[start of SOURCE RECORDS]

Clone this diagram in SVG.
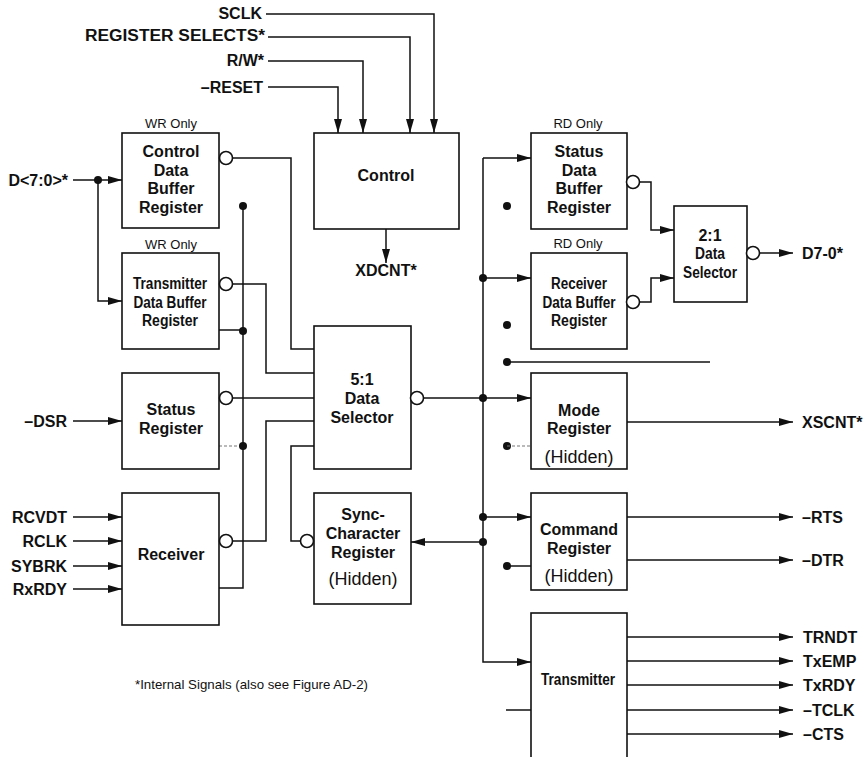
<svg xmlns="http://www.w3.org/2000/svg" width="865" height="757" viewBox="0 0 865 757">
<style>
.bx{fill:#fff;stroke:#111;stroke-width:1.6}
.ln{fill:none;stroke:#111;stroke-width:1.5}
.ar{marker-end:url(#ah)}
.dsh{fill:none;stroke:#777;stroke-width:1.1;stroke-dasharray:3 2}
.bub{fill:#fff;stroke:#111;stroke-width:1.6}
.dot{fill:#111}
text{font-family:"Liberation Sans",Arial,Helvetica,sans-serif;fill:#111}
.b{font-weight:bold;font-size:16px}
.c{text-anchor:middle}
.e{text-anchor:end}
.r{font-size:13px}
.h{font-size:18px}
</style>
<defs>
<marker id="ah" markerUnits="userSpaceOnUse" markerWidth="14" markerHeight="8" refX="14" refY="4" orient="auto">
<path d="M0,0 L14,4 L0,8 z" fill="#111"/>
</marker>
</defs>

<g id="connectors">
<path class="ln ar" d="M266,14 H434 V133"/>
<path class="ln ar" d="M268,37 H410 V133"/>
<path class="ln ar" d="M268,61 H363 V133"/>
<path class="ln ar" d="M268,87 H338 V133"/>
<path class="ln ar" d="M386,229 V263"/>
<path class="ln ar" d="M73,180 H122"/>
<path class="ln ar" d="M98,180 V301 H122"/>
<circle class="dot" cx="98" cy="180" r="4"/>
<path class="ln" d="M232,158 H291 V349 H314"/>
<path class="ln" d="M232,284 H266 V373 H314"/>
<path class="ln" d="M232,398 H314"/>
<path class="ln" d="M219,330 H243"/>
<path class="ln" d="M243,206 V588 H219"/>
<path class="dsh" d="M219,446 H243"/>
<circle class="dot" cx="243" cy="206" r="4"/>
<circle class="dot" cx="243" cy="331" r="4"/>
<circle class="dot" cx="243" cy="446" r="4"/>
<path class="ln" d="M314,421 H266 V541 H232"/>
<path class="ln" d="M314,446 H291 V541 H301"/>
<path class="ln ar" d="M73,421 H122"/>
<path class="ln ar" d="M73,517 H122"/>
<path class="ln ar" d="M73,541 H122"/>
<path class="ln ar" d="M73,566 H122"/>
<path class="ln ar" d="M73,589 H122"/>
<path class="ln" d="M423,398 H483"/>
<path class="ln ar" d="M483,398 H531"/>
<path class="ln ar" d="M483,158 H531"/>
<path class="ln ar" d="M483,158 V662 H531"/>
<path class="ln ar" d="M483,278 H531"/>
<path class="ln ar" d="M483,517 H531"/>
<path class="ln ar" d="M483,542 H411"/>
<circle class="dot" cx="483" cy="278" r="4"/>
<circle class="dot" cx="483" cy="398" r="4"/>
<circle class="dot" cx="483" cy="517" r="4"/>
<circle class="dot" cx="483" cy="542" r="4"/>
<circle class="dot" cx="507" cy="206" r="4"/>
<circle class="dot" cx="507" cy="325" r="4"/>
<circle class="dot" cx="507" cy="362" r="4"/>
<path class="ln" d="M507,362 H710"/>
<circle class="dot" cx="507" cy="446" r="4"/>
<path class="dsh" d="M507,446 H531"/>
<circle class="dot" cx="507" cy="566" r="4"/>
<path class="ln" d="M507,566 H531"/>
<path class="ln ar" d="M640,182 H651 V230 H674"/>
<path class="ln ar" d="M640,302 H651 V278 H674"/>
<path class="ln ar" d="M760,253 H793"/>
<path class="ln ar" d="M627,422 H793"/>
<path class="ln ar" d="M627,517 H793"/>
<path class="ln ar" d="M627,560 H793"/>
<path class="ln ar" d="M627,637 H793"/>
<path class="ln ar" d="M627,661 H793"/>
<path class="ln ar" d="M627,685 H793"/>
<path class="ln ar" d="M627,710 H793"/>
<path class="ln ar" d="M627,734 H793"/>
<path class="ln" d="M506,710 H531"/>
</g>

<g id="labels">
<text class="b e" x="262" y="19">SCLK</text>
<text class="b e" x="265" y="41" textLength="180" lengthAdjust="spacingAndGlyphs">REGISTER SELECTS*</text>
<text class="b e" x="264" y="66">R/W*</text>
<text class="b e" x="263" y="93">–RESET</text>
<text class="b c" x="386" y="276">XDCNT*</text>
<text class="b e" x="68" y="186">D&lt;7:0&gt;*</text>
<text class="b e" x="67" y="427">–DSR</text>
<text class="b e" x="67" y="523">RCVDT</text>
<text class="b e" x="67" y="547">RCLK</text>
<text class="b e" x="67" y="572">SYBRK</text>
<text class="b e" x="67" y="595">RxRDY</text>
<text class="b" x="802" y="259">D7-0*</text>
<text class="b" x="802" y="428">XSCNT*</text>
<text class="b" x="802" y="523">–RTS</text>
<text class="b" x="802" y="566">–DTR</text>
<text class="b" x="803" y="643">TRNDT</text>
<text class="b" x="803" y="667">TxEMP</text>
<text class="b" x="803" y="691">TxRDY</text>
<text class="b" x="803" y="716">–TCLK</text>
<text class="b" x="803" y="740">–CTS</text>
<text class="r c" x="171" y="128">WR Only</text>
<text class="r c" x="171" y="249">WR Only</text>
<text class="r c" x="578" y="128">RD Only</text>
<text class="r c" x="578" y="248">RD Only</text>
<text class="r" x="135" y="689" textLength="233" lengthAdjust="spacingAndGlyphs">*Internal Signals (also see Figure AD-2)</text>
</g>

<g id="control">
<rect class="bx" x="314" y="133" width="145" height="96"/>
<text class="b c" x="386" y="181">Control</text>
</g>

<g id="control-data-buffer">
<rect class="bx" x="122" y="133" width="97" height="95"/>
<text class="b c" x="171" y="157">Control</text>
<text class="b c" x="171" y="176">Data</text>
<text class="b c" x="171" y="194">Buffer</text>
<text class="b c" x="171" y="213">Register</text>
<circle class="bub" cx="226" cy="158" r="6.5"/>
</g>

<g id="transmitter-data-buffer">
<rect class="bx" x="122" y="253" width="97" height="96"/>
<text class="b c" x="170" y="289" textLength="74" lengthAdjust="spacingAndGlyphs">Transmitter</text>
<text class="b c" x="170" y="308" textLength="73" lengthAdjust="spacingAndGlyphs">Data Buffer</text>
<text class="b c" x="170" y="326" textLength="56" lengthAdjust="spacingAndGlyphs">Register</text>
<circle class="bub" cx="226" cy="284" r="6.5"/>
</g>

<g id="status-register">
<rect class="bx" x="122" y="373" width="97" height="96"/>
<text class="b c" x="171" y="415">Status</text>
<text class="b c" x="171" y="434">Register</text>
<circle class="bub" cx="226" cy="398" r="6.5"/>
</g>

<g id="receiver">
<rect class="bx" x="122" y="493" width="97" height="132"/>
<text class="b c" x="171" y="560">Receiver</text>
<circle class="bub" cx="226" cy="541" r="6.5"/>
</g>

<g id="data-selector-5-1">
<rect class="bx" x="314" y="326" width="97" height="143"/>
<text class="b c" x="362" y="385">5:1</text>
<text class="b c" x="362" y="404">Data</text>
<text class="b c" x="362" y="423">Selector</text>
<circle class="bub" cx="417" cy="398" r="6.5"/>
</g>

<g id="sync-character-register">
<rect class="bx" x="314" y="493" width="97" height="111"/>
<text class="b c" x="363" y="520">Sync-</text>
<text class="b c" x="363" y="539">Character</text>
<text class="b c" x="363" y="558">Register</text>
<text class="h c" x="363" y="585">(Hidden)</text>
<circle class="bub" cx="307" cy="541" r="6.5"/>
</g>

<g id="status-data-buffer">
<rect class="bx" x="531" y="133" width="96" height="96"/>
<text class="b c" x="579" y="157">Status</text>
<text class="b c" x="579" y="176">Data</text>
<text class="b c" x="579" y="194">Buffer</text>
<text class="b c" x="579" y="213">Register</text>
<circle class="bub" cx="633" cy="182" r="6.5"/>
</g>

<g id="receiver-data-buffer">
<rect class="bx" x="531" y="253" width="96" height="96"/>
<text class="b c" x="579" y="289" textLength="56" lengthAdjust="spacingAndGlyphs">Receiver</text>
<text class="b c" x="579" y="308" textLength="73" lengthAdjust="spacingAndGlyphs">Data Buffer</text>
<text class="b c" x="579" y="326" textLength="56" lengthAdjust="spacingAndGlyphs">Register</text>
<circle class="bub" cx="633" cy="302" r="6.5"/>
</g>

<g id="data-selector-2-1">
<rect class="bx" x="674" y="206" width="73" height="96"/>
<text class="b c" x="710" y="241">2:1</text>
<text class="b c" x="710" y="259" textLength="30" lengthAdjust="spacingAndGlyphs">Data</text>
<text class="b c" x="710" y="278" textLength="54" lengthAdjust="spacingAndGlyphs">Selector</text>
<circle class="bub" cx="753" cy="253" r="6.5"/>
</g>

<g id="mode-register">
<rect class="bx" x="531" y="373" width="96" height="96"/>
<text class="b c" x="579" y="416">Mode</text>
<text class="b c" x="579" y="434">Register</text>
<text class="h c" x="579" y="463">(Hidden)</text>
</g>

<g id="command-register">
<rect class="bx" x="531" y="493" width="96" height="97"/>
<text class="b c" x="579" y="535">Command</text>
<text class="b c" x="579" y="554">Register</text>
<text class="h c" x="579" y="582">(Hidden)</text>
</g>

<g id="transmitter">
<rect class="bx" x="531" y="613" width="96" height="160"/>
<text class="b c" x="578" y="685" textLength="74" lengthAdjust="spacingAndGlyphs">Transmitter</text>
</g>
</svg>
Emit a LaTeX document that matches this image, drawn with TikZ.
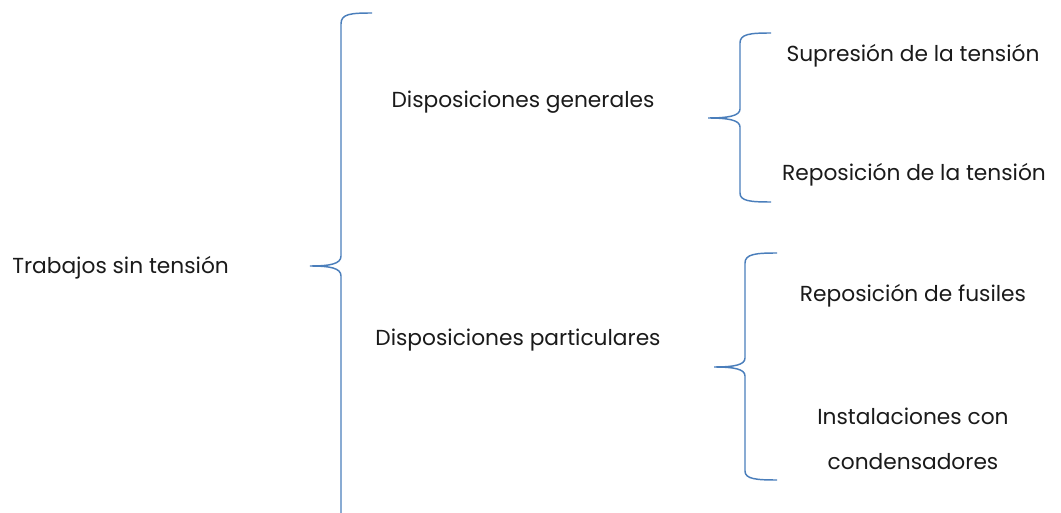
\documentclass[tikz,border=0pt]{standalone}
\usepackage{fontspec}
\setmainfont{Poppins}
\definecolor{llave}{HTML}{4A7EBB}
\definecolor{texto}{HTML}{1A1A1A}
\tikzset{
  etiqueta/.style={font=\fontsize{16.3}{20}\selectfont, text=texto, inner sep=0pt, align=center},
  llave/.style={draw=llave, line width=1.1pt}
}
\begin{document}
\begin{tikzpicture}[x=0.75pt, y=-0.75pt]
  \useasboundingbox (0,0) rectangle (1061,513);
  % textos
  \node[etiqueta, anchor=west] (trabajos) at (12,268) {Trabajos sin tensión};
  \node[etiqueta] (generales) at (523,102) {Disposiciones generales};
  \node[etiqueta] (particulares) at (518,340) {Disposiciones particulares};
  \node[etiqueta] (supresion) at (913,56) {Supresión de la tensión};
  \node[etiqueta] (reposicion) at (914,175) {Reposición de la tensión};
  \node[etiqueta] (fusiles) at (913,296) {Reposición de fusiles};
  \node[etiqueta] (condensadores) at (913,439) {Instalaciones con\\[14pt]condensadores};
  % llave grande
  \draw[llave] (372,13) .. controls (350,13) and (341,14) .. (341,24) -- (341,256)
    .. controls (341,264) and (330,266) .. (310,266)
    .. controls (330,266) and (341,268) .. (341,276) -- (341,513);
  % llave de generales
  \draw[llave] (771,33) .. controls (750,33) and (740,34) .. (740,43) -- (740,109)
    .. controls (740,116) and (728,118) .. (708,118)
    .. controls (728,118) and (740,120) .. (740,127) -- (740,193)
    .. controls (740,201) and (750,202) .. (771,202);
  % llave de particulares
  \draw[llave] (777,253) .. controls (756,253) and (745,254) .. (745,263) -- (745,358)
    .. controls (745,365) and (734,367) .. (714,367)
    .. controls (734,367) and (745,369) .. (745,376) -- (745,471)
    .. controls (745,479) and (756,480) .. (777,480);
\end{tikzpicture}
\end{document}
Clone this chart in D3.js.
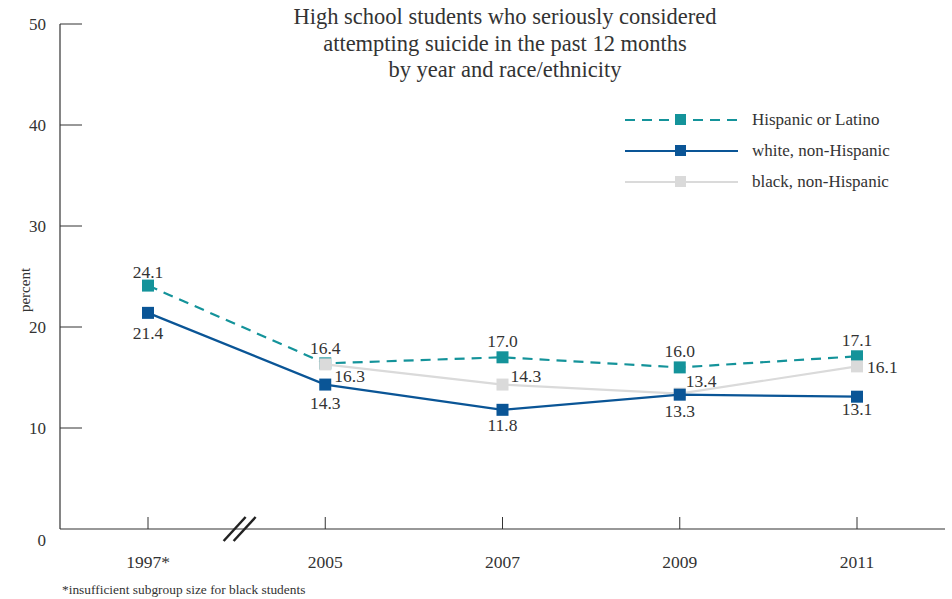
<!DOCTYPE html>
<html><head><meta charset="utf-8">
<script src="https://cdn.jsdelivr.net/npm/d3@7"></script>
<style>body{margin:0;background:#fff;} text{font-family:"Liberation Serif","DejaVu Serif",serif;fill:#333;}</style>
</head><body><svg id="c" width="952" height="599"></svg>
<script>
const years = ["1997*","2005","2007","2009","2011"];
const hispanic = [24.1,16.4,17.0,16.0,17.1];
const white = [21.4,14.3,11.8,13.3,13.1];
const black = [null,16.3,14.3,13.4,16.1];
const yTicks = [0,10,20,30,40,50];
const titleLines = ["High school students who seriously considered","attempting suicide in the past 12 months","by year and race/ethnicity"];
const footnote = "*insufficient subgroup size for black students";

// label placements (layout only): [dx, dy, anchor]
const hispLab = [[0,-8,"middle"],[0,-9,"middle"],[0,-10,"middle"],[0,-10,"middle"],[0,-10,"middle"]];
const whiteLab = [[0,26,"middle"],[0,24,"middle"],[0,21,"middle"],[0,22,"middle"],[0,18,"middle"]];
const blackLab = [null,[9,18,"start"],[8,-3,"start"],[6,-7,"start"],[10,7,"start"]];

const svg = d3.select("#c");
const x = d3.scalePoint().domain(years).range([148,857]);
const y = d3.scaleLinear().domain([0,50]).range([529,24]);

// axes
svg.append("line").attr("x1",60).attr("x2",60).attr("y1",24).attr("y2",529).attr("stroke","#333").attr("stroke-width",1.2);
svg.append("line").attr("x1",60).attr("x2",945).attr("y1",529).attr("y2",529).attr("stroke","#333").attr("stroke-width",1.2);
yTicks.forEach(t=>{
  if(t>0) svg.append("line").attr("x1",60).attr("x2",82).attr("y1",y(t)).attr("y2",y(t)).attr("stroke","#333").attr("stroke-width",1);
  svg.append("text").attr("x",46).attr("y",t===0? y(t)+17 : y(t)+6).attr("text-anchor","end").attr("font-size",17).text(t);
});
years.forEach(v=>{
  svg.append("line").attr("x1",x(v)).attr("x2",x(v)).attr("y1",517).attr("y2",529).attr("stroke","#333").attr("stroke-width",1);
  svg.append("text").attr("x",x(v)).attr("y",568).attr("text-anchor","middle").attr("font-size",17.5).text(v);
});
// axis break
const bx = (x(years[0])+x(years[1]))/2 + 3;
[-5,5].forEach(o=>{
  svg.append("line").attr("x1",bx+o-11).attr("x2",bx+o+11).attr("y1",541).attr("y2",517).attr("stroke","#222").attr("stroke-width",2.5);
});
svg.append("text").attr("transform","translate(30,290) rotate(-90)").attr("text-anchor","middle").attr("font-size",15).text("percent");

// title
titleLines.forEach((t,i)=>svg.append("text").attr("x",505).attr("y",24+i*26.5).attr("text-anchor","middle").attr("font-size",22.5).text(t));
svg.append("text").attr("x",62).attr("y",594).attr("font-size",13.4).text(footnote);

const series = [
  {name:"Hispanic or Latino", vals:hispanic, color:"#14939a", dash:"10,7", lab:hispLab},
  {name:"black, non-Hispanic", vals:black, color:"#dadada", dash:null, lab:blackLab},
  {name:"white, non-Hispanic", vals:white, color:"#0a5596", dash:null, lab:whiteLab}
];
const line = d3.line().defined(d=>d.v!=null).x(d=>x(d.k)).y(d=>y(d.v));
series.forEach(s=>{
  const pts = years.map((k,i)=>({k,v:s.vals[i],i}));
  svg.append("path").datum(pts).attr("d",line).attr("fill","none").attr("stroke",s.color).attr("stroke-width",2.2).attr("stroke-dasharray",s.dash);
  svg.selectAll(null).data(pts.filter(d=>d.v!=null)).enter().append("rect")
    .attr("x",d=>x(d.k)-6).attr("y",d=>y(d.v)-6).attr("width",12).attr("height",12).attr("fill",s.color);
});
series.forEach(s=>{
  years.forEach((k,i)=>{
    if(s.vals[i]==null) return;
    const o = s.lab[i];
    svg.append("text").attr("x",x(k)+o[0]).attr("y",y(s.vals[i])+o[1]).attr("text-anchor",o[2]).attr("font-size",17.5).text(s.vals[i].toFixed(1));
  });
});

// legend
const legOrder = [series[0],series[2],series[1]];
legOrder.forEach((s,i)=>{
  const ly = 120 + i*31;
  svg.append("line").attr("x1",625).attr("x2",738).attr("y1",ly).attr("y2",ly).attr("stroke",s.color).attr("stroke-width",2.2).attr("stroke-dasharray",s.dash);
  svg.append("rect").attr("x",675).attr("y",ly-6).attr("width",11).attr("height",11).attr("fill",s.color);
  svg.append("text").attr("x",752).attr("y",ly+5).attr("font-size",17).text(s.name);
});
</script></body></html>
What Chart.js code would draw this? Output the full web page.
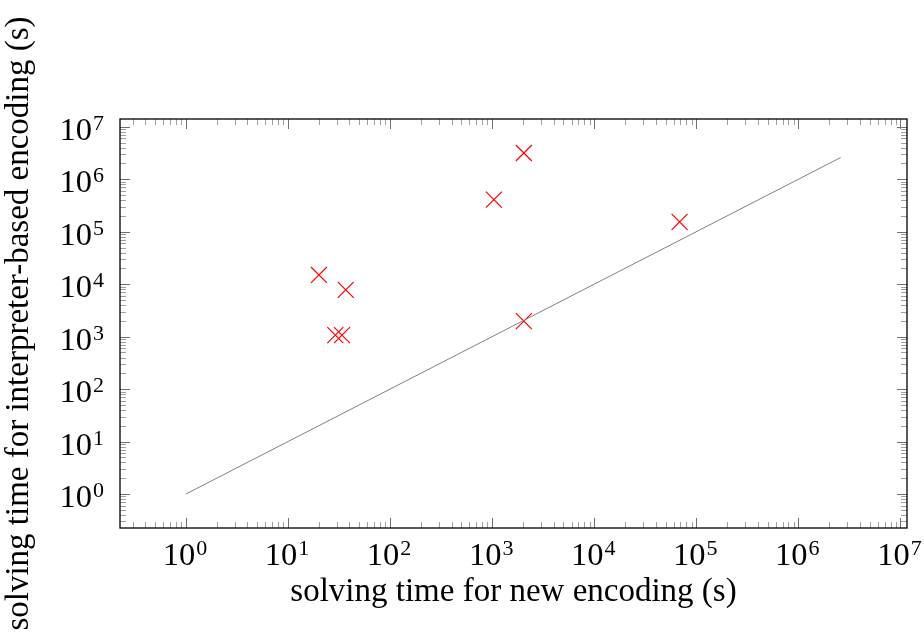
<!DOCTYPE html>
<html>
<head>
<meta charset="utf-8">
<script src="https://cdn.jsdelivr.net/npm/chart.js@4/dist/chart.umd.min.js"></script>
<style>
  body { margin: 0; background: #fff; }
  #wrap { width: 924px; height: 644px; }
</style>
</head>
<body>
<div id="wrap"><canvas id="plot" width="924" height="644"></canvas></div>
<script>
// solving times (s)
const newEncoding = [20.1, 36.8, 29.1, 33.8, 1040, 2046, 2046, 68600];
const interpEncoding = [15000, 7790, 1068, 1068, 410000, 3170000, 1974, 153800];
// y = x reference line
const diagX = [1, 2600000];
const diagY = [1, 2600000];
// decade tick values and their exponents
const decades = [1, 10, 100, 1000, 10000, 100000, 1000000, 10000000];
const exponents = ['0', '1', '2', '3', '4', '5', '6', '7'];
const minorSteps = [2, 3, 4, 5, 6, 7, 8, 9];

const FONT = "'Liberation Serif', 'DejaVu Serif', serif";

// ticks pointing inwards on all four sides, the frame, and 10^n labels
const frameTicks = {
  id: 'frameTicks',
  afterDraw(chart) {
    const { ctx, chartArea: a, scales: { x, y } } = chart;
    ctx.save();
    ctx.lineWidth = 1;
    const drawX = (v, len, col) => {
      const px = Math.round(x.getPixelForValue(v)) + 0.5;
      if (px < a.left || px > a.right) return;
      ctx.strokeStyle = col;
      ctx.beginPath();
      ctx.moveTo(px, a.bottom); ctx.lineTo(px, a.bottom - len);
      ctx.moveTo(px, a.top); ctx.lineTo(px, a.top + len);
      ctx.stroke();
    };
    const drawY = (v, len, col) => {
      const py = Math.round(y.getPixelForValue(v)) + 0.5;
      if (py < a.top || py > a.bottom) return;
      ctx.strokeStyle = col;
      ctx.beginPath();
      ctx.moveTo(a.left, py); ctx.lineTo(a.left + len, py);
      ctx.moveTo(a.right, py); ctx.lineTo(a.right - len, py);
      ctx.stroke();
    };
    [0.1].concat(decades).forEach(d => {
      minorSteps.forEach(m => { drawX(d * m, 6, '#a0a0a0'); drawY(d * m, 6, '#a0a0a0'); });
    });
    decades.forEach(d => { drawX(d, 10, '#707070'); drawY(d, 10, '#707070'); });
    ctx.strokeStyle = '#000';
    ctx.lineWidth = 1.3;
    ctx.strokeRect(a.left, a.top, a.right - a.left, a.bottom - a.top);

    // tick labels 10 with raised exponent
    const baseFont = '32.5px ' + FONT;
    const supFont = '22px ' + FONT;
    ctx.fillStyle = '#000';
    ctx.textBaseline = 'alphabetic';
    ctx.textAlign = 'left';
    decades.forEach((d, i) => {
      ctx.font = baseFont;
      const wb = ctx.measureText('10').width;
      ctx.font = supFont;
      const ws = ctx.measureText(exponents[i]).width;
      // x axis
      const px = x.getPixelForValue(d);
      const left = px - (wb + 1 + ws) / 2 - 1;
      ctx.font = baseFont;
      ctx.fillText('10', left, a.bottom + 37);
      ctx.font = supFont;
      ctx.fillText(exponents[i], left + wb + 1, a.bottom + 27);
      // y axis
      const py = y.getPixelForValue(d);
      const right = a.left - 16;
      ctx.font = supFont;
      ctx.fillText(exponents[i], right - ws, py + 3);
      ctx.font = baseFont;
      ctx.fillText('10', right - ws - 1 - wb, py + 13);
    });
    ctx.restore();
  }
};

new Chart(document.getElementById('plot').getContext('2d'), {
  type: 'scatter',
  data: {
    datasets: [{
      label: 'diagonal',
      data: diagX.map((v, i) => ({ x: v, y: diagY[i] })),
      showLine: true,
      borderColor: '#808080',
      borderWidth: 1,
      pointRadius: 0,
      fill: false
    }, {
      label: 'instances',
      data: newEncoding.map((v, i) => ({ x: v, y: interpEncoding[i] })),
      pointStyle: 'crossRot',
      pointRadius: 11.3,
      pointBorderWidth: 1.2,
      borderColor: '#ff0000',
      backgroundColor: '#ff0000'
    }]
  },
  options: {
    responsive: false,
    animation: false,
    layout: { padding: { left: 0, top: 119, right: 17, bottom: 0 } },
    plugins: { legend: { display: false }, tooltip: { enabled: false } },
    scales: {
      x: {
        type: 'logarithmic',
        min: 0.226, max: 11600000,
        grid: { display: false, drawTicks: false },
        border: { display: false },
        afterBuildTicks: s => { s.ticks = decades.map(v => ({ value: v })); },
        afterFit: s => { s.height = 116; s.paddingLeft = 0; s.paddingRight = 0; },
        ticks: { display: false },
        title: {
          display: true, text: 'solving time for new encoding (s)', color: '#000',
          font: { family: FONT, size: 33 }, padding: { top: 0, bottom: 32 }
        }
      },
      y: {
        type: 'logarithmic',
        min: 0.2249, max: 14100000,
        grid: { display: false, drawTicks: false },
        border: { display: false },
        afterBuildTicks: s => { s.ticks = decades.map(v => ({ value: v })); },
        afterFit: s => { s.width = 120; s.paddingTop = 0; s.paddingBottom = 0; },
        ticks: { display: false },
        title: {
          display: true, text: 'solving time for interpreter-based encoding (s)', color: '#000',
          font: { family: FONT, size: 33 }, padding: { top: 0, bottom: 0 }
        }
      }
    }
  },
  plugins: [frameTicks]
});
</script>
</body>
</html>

[end of SOURCE RECORDS]

_TASK:_ Pull out every line of the entries that includes the word "Clone".

_FULL SOLUTION:_
Clone this diagram in SVG.
Clone this chart in D3.js.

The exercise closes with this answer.